Miller founded and co-owns Miller Racing Group, the first black-owned NASCAR racing team to win a track championship in its history. In the past, his team has been recognized as one of the top 60 teams in the world at the international racing level. Miller was inducted into the Black Athletes Hall of Fame in 1976.
Miller’s book inspired a screenplay, co-written with his son, that received fifth prize overall from 1,700 entries in the 2007 American Screenwriters Association International Screenplay competition. As a result, Hollywood called and a major motion picture is now in the pre-production phase at HighRoad Entertainment about the lives of Len, 74, and his wife, Rose Miller’56.
Len and Rose Miller, of Washington Crossing, Bucks County, Pa., have long, distinguished careers as teachers and educators -- in addition to Len’s success as a minority on the professional auto racing circuit. When they met in 1952 as undergraduate education majors, racial discrimination was common on campuses throughout the United States, including West Chester.
“The work of Dr. Martin Luther King had not come about yet so you couldn’t express yourself openly,” Len explains, “but what that experience did for African American students like us was to overachieve. It affected our lives positively.
“We had to do ‘A’ work in order to earn a ‘B’ grade. We had to overcome the system. Most folks our age are retired and their life accomplishments are dated. But, we are doing as much now as we did in 1952 when we were students.”

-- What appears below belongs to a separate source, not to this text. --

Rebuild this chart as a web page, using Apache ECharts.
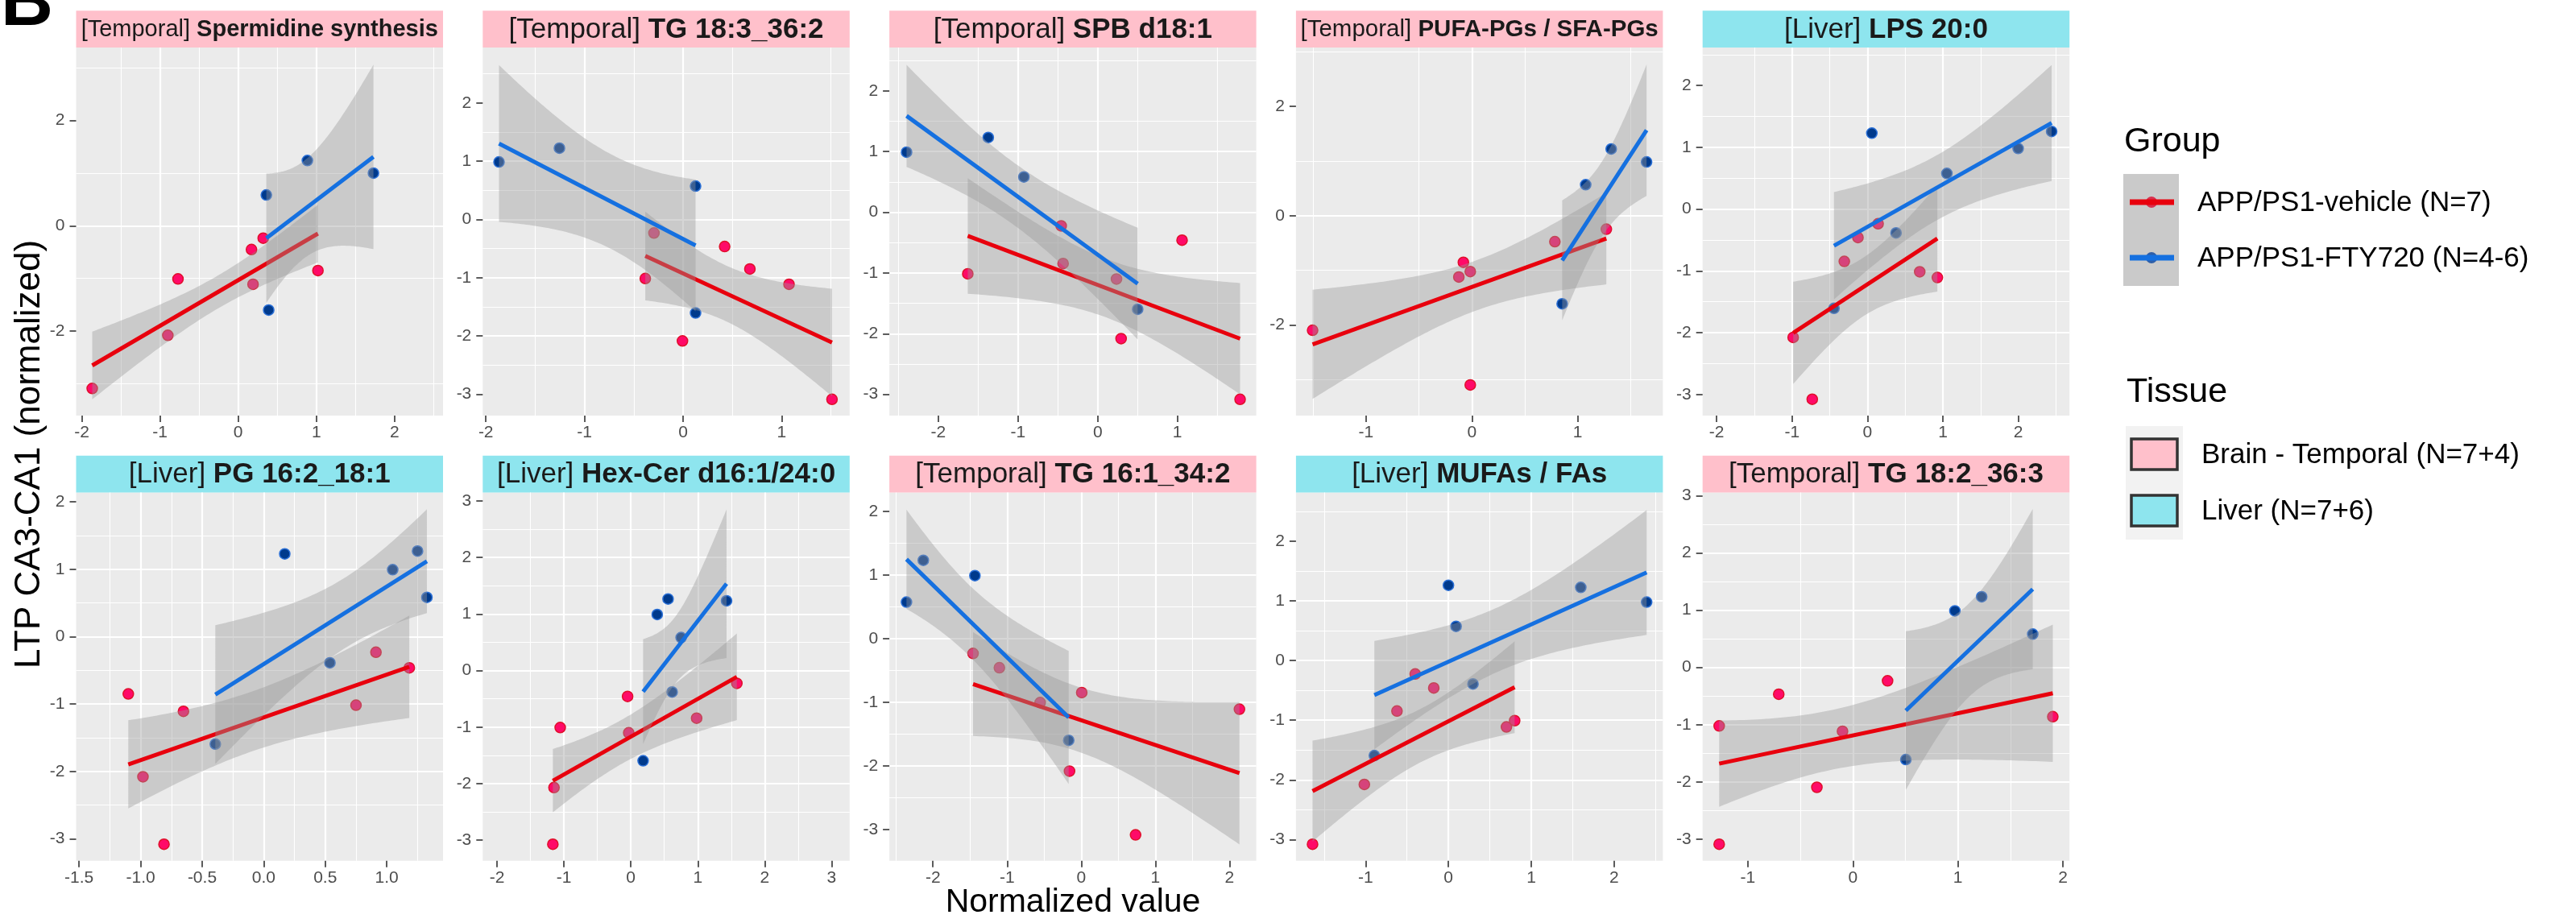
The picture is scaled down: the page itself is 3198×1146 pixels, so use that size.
<!DOCTYPE html>
<html>
<head>
<meta charset="utf-8">
<script src="https://cdn.jsdelivr.net/npm/echarts@6/dist/echarts.min.js"></script>
<style>
    html, body { margin: 0; padding: 0; background: #ffffff; }
    #chart { width: 3198px; height: 1146px; }
</style>
</head>
<body>
<div id="chart"></div>
<script>
// ---- data ----
var groupNames = ['APP/PS1-vehicle (N=7)', 'APP/PS1-FTY720 (N=4-6)'];
var tissueNames = ['Brain - Temporal (N=7+4)', 'Liver (N=7+6)'];

var panelTissue = ['Temporal', 'Temporal', 'Temporal', 'Temporal', 'Liver',
                   'Liver', 'Liver', 'Temporal', 'Liver', 'Temporal'];
var panelName = ['Spermidine synthesis', 'TG 18:3_36:2', 'SPB d18:1', 'PUFA-PGs / SFA-PGs', 'LPS 20:0',
                 'PG 16:2_18:1', 'Hex-Cer d16:1/24:0', 'TG 16:1_34:2', 'MUFAs / FAs', 'TG 18:2_36:3'];

// normalized value (x) and LTP (y), vehicle group
var vehicleX = [
    [-1.867, -0.90, -0.77, 0.17, 0.19, 0.32, 1.02],
    [-0.383, -0.295, -0.006, 0.422, 0.678, 1.075, 1.511],
    [-1.630, -0.458, -0.434, 0.236, 0.294, 1.059, 1.787],
    [-1.504, -0.123, -0.080, -0.015, -0.015, 0.784, 1.270],
    [-0.985, -0.732, -0.307, -0.126, 0.141, 0.693, 0.927],
    [-1.100, -0.981, -0.810, -0.652, 0.750, 0.912, 1.183],
    [-1.166, -1.149, -1.056, -0.049, -0.032, 0.983, 1.584],
    [-1.459, -1.104, -0.554, -0.158, 0.007, 0.733, 2.134],
    [-1.640, -1.015, -0.621, -0.401, -0.177, 0.700, 0.799],
    [-1.273, -1.273, -0.706, -0.343, -0.099, 0.330, 1.903]
];
var vehicleY = [
    [-3.09, -2.08, -1.01, -0.45, -1.11, -0.235, -0.85],
    [-1.012, -0.232, -2.083, -0.464, -0.849, -1.111, -3.085],
    [-1.014, -0.223, -0.844, -1.100, -2.081, -0.460, -3.081],
    [-2.095, -1.121, -0.853, -1.021, -3.095, -0.474, -0.247],
    [-2.076, -3.077, -0.847, -0.461, -0.237, -1.015, -1.108],
    [-0.849, -2.078, -3.079, -1.108, -1.016, -0.231, -0.462],
    [-3.071, -2.069, -1.007, -0.457, -1.101, -0.842, -0.226],
    [-0.230, -0.455, -1.003, -2.079, -0.846, -3.082, -1.106],
    [-3.079, -2.077, -0.846, -0.224, -0.459, -1.112, -1.007],
    [-1.023, -3.090, -0.468, -2.095, -1.115, -0.234, -0.860]
];
// FTY720 group
var ftyX = [
    [0.36, 0.39, 0.885, 1.73],
    [-1.867, -1.254, 0.127, 0.127],
    [-2.398, -1.373, -0.926, 0.502],
    [0.853, 1.075, 1.316, 1.650],
    [-0.444, 0.058, 0.379, 1.053, 1.998, 2.442],
    [-0.393, 0.171, 0.538, 1.048, 1.250, 1.326],
    [0.183, 0.394, 0.556, 0.617, 0.751, 1.430],
    [-2.357, -2.130, -1.434, -0.169],
    [-0.894, 0.0, 0.092, 0.296, 1.597, 2.392],
    [0.504, 0.971, 1.226, 1.712]
];
var ftyY = [
    [0.585, -1.60, 1.24, 1.0],
    [0.987, 1.224, 0.573, -1.604],
    [0.991, 1.232, 0.583, -1.597],
    [-1.611, 0.568, 1.221, 0.984],
    [-1.606, 1.229, -0.386, 0.577, 0.982, 1.257],
    [-1.593, 1.228, -0.388, 0.993, 1.270, 0.582],
    [-1.596, 0.991, 1.266, -0.380, 0.583, 1.233],
    [0.577, 1.233, 0.993, -1.595],
    [-1.592, 1.263, 0.574, -0.391, 1.227, 0.981],
    [-1.610, 0.990, 1.235, 0.582]
];

// axis ranges and break steps of each panel
var xLimits = [[-2.073, 2.620], [-2.032, 1.690], [-2.614, 1.99], [-1.661, 1.804], [-2.186, 2.679],
               [-1.524, 1.457], [-2.214, 3.270], [-2.588, 2.361], [-1.840, 2.588], [-1.431, 2.062]];
var yLimits = [[-3.607, 3.388], [-3.366, 2.952], [-3.351, 2.716], [-3.658, 3.079], [-3.343, 2.616],
               [-3.324, 2.138], [-3.363, 3.148], [-3.488, 2.299], [-3.356, 2.818], [-3.379, 3.058]];
var xStep = [1, 1, 1, 1, 1, 0.5, 1, 1, 1, 1];
var yStep = [2, 1, 1, 2, 1, 1, 1, 1, 1, 1];

// ---- look ----
var FONT = 'Liberation Sans, Arial, sans-serif';
var RED = '#E8000D', BLUE = '#1570E0';
var TISSUE_FILL = { Temporal: '#FFC0CB', Liver: '#8EE5EE' };
var stripFont = [29, 35, 35, 29.5, 35, 35, 35, 35, 35, 35];
var PANEL_W = 455.5, PANEL_H = 457.2, COL_X0 = 94.5, COL_PITCH = 504.8;
var ROW_TOP = [58.9, 611.5], STRIP_H = 45.7;
var BAND_MULT = 1.4;

function lmFit(xs, ys) {
    var n = xs.length, mx = 0, my = 0, sxx = 0, sxy = 0, sse = 0, i;
    for (i = 0; i < n; i++) { mx += xs[i] / n; my += ys[i] / n; }
    for (i = 0; i < n; i++) {
        sxx += (xs[i] - mx) * (xs[i] - mx);
        sxy += (xs[i] - mx) * (ys[i] - my);
    }
    var b = sxy / sxx, a = my - b * mx;
    for (i = 0; i < n; i++) sse += Math.pow(ys[i] - a - b * xs[i], 2);
    return {
        a: a, b: b, n: n, mx: mx, sxx: sxx, s: Math.sqrt(sse / (n - 2)),
        xmin: Math.min.apply(null, xs), xmax: Math.max.apply(null, xs)
    };
}

function fitLine(f) {
    return [[f.xmin, f.a + f.b * f.xmin], [f.xmax, f.a + f.b * f.xmax]];
}

function fitBand(f) {
    var out = [];
    for (var k = 0; k < 80; k++) {
        var x = f.xmin + (f.xmax - f.xmin) * k / 79;
        var yh = f.a + f.b * x;
        var se = f.s * Math.sqrt(1 / f.n + (x - f.mx) * (x - f.mx) / f.sxx);
        out.push([x, yh - BAND_MULT * se, yh + BAND_MULT * se]);
    }
    return out;
}

function ribbon(band) {
    return function (params, api) {
        if (params.dataIndex !== 0) return null;
        var pts = [], k;
        for (k = 0; k < band.length; k++) pts.push(api.coord([band[k][0], band[k][2]]));
        for (k = band.length - 1; k >= 0; k--) pts.push(api.coord([band[k][0], band[k][1]]));
        return {
            type: 'polygon',
            shape: { points: echarts.graphic.clipPointsByRect(pts, params.coordSys) },
            style: { fill: 'rgba(153,153,153,0.4)' },
            silent: true
        };
    };
}

function breaks(lim, step) {
    var out = [];
    for (var v = Math.ceil(lim[0] / step - 1e-9) * step; v <= lim[1] + 1e-9; v += step) {
        out.push(+v.toFixed(6));
    }
    return out;
}

function makeAxis(idx, lim, step, isX) {
    var ticks = breaks(lim, step);
    return {
        gridIndex: idx,
        type: 'value',
        min: lim[0],
        max: lim[1],
        minInterval: step,
        maxInterval: step,
        splitNumber: 5,
        axisLine: { show: false, onZero: false },
        axisTick: { show: true, length: 8, customValues: ticks, lineStyle: { color: '#333333', width: 1.6 } },
        axisLabel: {
            margin: isX ? 11 : 14,
            color: '#4D4D4D',
            fontSize: 21,
            fontFamily: FONT,
            customValues: ticks,
            formatter: function (v) {
                if (Math.abs(v / step - Math.round(v / step)) > 1e-6) return '';
                return step < 1 ? v.toFixed(1) : String(Math.round(v));
            }
        },
        splitLine: { show: true, showMinLine: false, showMaxLine: false, lineStyle: { color: '#ffffff', width: 2.2 } },
        minorTick: { show: false, splitNumber: 2 },
        minorSplitLine: { show: true, lineStyle: { color: '#ffffff', width: 1.1 } }
    };
}

var grids = [], xAxes = [], yAxes = [], seriesList = [], graphics = [];

for (var p = 0; p < 10; p++) {
    var col = p % 5, row = Math.floor(p / 5);
    var panelLeft = COL_X0 + col * COL_PITCH, panelTop = ROW_TOP[row];

    grids.push({
        left: panelLeft, top: panelTop, width: PANEL_W, height: PANEL_H,
        show: true, backgroundColor: '#EBEBEB', borderWidth: 0, containLabel: false
    });
    xAxes.push(makeAxis(p, xLimits[p], xStep[p], true));
    yAxes.push(makeAxis(p, yLimits[p], yStep[p], false));

    var vehPts = vehicleX[p].map(function (x, k) { return [x, vehicleY[p][k]]; });
    var ftyPts = ftyX[p].map(function (x, k) { return [x, ftyY[p][k]]; });
    var vehFit = lmFit(vehicleX[p], vehicleY[p]);
    var ftyFit = lmFit(ftyX[p], ftyY[p]);
    var vehBand = fitBand(vehFit), ftyBand = fitBand(ftyFit);

    seriesList.push({
        name: groupNames[0], type: 'scatter', xAxisIndex: p, yAxisIndex: p, z: 1,
        symbolSize: 13, data: vehPts,
        itemStyle: { color: '#FF0A68', borderColor: '#E0102A', borderWidth: 1.5, opacity: 1 }
    });
    seriesList.push({
        name: groupNames[1], type: 'scatter', xAxisIndex: p, yAxisIndex: p, z: 1,
        symbolSize: 13, data: ftyPts,
        itemStyle: { color: '#003A8C', borderColor: '#2A6FD6', borderWidth: 1.5, opacity: 1 }
    });
    seriesList.push({
        type: 'custom', xAxisIndex: p, yAxisIndex: p, z: 2, silent: true,
        data: vehBand, encode: { x: 0, y: [1, 2] }, renderItem: ribbon(vehBand)
    });
    seriesList.push({
        name: groupNames[0], type: 'line', xAxisIndex: p, yAxisIndex: p, z: 3, silent: true,
        data: fitLine(vehFit), showSymbol: false, lineStyle: { color: RED, width: 5 }
    });
    seriesList.push({
        type: 'custom', xAxisIndex: p, yAxisIndex: p, z: 4, silent: true,
        data: ftyBand, encode: { x: 0, y: [1, 2] }, renderItem: ribbon(ftyBand)
    });
    seriesList.push({
        name: groupNames[1], type: 'line', xAxisIndex: p, yAxisIndex: p, z: 5, silent: true,
        data: fitLine(ftyFit), showSymbol: false, lineStyle: { color: BLUE, width: 5 }
    });

    // facet strip
    graphics.push({
        type: 'rect', silent: true,
        shape: { x: panelLeft, y: panelTop - STRIP_H, width: PANEL_W, height: STRIP_H },
        style: { fill: TISSUE_FILL[panelTissue[p]] }
    });
    graphics.push({
        type: 'text', silent: true, x: panelLeft + PANEL_W / 2, y: panelTop - STRIP_H / 2 + 1,
        style: {
            text: '{n|[' + panelTissue[p] + '] }{b|' + panelName[p] + '}',
            align: 'center', verticalAlign: 'middle',
            fontSize: stripFont[p], fontFamily: FONT, fill: '#1A1A1A',
            rich: {
                n: { fontSize: stripFont[p], fontFamily: FONT, fontWeight: 'normal', fill: '#1A1A1A' },
                b: { fontSize: stripFont[p], fontFamily: FONT, fontWeight: 'bold', fill: '#1A1A1A' }
            }
        }
    });
}

// panel letter and axis titles
graphics.push({
    type: 'text', silent: true, x: 1, y: 6,
    style: { text: 'B', fontSize: 90, fontWeight: 'bold', fontFamily: FONT, fill: '#000',
             align: 'left', verticalAlign: 'middle' }
});
graphics.push({
    type: 'text', silent: true, x: 37, y: 564, rotation: Math.PI / 2,
    style: { text: 'LTP CA3-CA1 (normalized)', fontSize: 44, fontFamily: FONT, fill: '#000',
             align: 'center', verticalAlign: 'middle' }
});
graphics.push({
    type: 'text', silent: true, x: 1332, y: 1121,
    style: { text: 'Normalized value', fontSize: 41, fontFamily: FONT, fill: '#000',
             align: 'center', verticalAlign: 'middle' }
});

// legend: Group
graphics.push({
    type: 'text', silent: true, x: 2637, y: 176,
    style: { text: 'Group', fontSize: 43, fontFamily: FONT, fill: '#000', align: 'left', verticalAlign: 'middle' }
});
graphics.push({
    type: 'rect', silent: true, shape: { x: 2636, y: 216, width: 69, height: 139 },
    style: { fill: '#CACACA' }
});
[[RED, '#D8304E', 251], [BLUE, '#2F5FA8', 320]].forEach(function (k, j) {
    graphics.push({ type: 'circle', silent: true, shape: { cx: 2671, cy: k[2], r: 7 }, style: { fill: k[1] } });
    graphics.push({
        type: 'line', silent: true, shape: { x1: 2644, y1: k[2], x2: 2699, y2: k[2] },
        style: { stroke: k[0], lineWidth: 7 }
    });
    graphics.push({
        type: 'text', silent: true, x: 2728, y: k[2] + 1,
        style: { text: groupNames[j], fontSize: 35, fontFamily: FONT, fill: '#000', align: 'left', verticalAlign: 'middle' }
    });
});

// legend: Tissue
graphics.push({
    type: 'text', silent: true, x: 2640, y: 487,
    style: { text: 'Tissue', fontSize: 43, fontFamily: FONT, fill: '#000', align: 'left', verticalAlign: 'middle' }
});
graphics.push({
    type: 'rect', silent: true, shape: { x: 2639, y: 529, width: 71, height: 141 },
    style: { fill: '#F2F2F2' }
});
[['Temporal', 545], ['Liver', 615]].forEach(function (k, j) {
    graphics.push({
        type: 'rect', silent: true, shape: { x: 2646, y: k[1], width: 57, height: 38 },
        style: { fill: TISSUE_FILL[k[0]], stroke: '#333333', lineWidth: 3.5 }
    });
    graphics.push({
        type: 'text', silent: true, x: 2733, y: k[1] + 20,
        style: { text: tissueNames[j], fontSize: 35, fontFamily: FONT, fill: '#000', align: 'left', verticalAlign: 'middle' }
    });
});

var chart = echarts.init(document.getElementById('chart'), null, { renderer: 'canvas' });
chart.setOption({
    backgroundColor: '#ffffff',
    animation: false,
    textStyle: { fontFamily: FONT },
    grid: grids,
    xAxis: xAxes,
    yAxis: yAxes,
    series: seriesList,
    graphic: graphics
});
window.addEventListener('resize', function () {
    chart.resize();
});
</script>
</body>
</html>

Rose spent her entire professional career as a teacher, educator and administrator in several New Jersey schools, including the Camden County School District, Lawrence Township Public Schools and West Windsor-Plainsboro Regional School District, retiring as an assistant superintendent of schools.
In 1995, Rose renewed her interest in quilting as a hobby. Today, she is a nationally acclaimed quilting artist with the Friendly Quilters of Bucks County, an African American quilting group. Most recently her work was exhibited at the Mercer Museum in Bucks County.
Len was the first black director of education at Rahway State Prison and the first to introduce black history courses into the United States penal system. He worked in the New Jersey governor’s office overseeing city youth educational programs and was a former senior research scientist at New York University’s Graduate School of Social Work. Len earned master’s degrees from Temple University and the University of Minnesota.
Len recalls numerous discriminatory practices against black students during his college days.
“I had a professor who taught courses in arts and culture announce to the class that ‘colored students automatically get a grade ‘C’ because they haven’t contributed anything to the arts throughout history.’ That institutional experience for four years teaches you to think on your feet and to cope and still get your own way,” he adds.
“At West Chester, the teaching techniques and the English Department were superb, so the positive outweighed the negative,” Len adds. “When we attended, it was the best teaching college on the East Coast. All of our experiences there and the teaching fundamentals helped us to this very day.”